▶ Task to carry out
Count lines holding the word "with". Only the number is wanted.

____________________

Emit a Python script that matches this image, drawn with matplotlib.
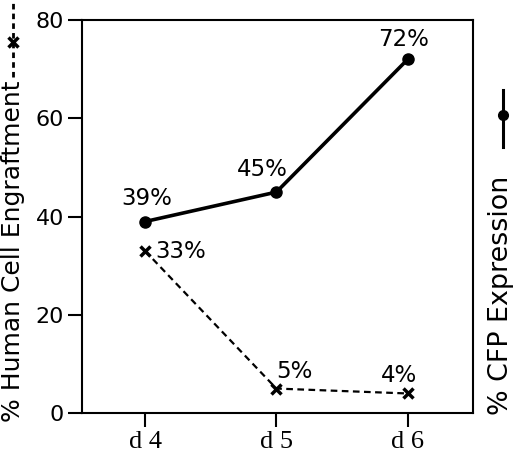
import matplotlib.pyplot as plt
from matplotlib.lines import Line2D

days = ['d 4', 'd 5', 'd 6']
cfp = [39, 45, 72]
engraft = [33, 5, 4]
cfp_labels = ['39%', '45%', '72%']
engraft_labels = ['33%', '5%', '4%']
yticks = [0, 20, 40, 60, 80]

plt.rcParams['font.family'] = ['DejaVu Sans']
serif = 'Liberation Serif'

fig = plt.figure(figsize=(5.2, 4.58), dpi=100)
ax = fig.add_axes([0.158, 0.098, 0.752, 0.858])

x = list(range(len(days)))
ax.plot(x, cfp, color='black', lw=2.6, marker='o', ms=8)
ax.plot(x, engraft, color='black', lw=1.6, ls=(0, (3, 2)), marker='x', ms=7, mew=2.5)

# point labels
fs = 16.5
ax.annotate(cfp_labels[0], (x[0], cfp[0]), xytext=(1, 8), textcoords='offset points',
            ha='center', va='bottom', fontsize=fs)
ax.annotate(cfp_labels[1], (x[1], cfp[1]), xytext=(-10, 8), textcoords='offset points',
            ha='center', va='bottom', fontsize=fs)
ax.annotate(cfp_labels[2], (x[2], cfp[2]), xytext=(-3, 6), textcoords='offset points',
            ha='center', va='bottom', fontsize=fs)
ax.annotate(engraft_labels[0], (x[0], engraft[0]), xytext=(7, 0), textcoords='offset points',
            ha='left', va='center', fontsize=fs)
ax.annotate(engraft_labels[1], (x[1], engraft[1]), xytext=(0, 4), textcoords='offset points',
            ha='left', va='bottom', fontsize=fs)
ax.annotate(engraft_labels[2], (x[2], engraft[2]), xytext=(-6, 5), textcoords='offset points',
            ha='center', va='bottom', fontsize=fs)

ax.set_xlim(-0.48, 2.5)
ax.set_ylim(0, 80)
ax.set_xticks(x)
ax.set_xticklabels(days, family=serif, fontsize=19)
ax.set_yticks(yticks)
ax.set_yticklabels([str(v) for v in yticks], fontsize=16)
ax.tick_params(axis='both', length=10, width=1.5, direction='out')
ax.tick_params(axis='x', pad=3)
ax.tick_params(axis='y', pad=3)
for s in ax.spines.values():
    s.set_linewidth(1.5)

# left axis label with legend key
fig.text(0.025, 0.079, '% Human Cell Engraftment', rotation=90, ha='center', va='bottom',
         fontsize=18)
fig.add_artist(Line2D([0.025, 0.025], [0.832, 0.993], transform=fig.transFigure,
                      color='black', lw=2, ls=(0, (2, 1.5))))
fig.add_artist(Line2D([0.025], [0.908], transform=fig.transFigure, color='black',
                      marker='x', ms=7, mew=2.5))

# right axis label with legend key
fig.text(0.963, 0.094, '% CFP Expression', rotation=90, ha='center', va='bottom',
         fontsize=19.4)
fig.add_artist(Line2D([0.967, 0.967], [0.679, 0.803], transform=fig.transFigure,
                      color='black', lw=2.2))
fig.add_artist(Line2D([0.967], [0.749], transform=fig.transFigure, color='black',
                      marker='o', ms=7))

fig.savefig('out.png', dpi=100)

____________________

▶ Written response
3